#### [Do this]
Pictures in the entries below are excluded; copy only the lines from the one containing "Write the matplotlib code for this chart." to the one containing "ax.axis('off')", both included.

#### [Records for this exercise]
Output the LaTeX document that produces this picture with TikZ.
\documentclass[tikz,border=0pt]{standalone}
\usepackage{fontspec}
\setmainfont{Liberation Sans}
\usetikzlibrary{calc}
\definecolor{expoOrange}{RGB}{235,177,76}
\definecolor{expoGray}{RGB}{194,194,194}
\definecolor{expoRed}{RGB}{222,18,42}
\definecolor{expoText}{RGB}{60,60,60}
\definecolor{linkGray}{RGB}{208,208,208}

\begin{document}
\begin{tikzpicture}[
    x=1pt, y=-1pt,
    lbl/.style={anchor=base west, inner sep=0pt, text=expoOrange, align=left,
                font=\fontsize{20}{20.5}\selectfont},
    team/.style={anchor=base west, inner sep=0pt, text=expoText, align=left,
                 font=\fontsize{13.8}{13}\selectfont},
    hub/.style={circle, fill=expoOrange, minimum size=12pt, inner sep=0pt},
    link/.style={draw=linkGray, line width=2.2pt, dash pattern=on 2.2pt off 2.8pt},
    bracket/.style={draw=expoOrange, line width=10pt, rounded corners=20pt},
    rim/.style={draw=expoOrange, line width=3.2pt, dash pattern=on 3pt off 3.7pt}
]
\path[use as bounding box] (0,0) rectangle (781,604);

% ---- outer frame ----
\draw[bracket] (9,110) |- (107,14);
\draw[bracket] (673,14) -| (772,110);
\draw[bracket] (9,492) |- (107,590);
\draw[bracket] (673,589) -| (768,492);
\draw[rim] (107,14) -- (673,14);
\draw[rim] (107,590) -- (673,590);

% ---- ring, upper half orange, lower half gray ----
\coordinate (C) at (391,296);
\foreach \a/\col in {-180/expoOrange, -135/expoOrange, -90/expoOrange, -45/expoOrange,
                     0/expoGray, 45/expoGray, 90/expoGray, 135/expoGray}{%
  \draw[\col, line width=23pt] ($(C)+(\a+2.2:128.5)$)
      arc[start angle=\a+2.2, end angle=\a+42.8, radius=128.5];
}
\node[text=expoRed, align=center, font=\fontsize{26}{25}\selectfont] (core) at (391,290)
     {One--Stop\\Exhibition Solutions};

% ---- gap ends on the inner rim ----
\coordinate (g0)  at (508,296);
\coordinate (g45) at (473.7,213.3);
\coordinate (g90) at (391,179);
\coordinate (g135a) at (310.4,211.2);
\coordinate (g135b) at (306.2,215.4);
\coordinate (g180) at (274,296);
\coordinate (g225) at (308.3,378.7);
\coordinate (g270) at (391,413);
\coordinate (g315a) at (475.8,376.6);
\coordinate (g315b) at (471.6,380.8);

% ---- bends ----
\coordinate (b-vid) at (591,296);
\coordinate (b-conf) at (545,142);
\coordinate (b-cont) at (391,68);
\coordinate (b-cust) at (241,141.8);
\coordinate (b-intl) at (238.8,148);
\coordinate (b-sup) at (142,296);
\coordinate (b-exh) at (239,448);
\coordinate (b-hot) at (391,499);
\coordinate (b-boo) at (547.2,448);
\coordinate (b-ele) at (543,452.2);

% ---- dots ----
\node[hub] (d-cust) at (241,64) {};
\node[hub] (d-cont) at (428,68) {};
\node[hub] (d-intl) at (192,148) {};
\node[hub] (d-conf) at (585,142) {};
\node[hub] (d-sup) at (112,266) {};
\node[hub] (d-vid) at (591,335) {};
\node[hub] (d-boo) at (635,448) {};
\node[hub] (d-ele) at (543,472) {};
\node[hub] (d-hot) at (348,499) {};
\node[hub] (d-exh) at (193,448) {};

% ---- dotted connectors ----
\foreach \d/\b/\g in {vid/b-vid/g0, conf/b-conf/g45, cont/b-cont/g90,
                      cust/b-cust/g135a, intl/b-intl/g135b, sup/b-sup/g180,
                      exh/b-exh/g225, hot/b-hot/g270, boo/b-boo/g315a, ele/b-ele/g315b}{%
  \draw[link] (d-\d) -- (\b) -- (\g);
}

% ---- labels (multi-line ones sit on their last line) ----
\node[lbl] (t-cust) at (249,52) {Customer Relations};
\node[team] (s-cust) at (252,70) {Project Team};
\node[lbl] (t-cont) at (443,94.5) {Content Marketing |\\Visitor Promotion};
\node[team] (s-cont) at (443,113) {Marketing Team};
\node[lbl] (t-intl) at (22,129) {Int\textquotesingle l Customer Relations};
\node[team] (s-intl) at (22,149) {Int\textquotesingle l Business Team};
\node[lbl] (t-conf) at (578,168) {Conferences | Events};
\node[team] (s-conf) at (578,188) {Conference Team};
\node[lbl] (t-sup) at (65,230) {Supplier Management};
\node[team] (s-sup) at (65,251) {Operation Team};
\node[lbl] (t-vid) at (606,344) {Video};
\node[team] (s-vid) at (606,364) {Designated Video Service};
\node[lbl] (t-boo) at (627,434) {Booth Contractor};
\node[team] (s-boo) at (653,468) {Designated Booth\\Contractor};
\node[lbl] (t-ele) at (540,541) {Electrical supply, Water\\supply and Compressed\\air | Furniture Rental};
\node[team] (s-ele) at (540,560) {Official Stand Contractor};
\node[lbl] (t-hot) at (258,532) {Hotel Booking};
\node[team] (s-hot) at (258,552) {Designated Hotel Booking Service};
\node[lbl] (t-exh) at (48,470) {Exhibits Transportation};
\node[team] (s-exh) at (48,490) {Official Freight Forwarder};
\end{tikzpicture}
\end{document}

---

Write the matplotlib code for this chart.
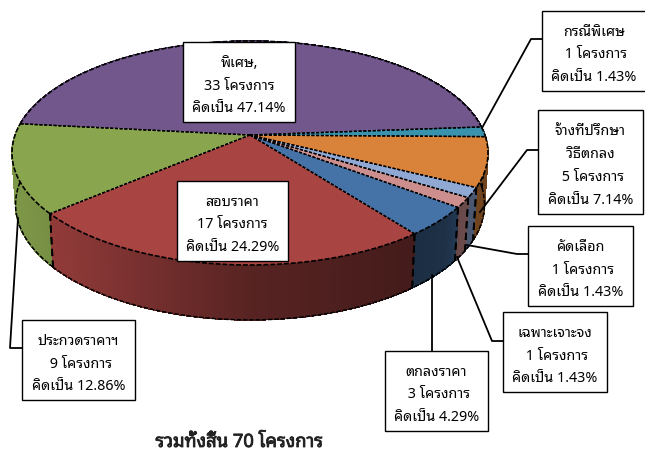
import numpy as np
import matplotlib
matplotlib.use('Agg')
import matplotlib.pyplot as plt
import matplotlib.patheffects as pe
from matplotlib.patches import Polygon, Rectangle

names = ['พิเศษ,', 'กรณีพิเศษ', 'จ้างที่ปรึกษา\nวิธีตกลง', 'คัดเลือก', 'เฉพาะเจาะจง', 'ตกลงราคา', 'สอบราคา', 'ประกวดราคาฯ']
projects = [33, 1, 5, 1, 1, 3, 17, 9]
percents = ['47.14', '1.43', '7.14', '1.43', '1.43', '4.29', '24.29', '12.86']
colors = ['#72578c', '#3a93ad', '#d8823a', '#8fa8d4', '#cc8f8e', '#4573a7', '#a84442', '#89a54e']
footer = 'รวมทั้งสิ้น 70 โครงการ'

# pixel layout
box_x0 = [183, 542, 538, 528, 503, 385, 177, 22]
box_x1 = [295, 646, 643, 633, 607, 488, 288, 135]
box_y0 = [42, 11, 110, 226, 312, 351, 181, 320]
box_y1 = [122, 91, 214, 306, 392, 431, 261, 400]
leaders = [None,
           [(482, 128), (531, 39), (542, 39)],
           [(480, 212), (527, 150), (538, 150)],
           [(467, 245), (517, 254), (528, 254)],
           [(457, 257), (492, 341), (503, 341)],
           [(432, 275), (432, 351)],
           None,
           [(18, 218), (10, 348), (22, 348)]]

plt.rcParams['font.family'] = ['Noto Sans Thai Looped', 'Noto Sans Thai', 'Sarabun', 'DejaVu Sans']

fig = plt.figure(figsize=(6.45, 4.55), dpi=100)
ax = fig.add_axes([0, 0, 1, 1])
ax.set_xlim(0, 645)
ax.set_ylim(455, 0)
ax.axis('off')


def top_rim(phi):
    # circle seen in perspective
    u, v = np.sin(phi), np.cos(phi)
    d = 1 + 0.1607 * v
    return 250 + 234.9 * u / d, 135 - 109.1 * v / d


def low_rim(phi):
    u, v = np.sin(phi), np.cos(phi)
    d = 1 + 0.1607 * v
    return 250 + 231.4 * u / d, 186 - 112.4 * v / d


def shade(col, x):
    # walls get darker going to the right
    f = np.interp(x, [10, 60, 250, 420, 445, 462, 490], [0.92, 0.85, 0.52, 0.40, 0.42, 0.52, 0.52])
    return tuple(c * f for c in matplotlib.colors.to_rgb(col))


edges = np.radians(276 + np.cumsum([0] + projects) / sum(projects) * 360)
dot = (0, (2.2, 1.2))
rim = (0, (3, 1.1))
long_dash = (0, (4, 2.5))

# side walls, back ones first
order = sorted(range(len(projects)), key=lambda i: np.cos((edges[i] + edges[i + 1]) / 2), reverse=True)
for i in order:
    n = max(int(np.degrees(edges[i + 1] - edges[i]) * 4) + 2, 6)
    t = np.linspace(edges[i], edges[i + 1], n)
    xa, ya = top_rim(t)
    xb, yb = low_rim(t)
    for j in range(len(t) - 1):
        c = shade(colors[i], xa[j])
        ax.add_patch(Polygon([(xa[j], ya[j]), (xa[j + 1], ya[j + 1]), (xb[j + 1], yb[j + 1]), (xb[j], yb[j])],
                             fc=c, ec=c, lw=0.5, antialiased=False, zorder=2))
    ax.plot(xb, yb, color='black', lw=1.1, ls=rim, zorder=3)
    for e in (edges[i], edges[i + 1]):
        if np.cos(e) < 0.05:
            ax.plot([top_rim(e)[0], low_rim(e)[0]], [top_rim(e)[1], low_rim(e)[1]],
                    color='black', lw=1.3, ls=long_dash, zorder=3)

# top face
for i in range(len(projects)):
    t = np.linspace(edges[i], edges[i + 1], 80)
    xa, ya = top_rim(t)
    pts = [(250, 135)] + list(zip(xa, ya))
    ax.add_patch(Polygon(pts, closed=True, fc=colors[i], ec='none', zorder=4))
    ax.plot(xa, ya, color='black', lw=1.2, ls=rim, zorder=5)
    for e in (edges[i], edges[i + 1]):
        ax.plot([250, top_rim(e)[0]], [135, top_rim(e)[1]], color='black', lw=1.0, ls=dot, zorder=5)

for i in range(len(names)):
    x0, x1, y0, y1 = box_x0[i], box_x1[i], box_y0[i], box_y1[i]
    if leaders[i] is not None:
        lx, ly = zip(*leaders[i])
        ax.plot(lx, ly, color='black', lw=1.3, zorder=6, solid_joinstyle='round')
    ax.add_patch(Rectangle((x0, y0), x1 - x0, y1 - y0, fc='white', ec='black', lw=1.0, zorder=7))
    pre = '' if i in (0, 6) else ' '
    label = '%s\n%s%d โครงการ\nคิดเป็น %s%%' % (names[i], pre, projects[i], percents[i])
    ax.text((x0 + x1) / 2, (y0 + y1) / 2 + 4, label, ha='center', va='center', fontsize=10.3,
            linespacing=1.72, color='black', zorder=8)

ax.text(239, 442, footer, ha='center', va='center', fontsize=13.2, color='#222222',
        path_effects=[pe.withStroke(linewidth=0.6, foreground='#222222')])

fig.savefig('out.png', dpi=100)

#### [Solution for this exercise]
Write the matplotlib code for this chart.
import numpy as np
import matplotlib
matplotlib.use('Agg')
import matplotlib.pyplot as plt
import matplotlib.patheffects as pe
from matplotlib.patches import Polygon, Rectangle

names = ['พิเศษ,', 'กรณีพิเศษ', 'จ้างที่ปรึกษา\nวิธีตกลง', 'คัดเลือก', 'เฉพาะเจาะจง', 'ตกลงราคา', 'สอบราคา', 'ประกวดราคาฯ']
projects = [33, 1, 5, 1, 1, 3, 17, 9]
percents = ['47.14', '1.43', '7.14', '1.43', '1.43', '4.29', '24.29', '12.86']
colors = ['#72578c', '#3a93ad', '#d8823a', '#8fa8d4', '#cc8f8e', '#4573a7', '#a84442', '#89a54e']
footer = 'รวมทั้งสิ้น 70 โครงการ'

# pixel layout
box_x0 = [183, 542, 538, 528, 503, 385, 177, 22]
box_x1 = [295, 646, 643, 633, 607, 488, 288, 135]
box_y0 = [42, 11, 110, 226, 312, 351, 181, 320]
box_y1 = [122, 91, 214, 306, 392, 431, 261, 400]
leaders = [None,
           [(482, 128), (531, 39), (542, 39)],
           [(480, 212), (527, 150), (538, 150)],
           [(467, 245), (517, 254), (528, 254)],
           [(457, 257), (492, 341), (503, 341)],
           [(432, 275), (432, 351)],
           None,
           [(18, 218), (10, 348), (22, 348)]]

plt.rcParams['font.family'] = ['Noto Sans Thai Looped', 'Noto Sans Thai', 'Sarabun', 'DejaVu Sans']

fig = plt.figure(figsize=(6.45, 4.55), dpi=100)
ax = fig.add_axes([0, 0, 1, 1])
ax.set_xlim(0, 645)
ax.set_ylim(455, 0)
ax.axis('off')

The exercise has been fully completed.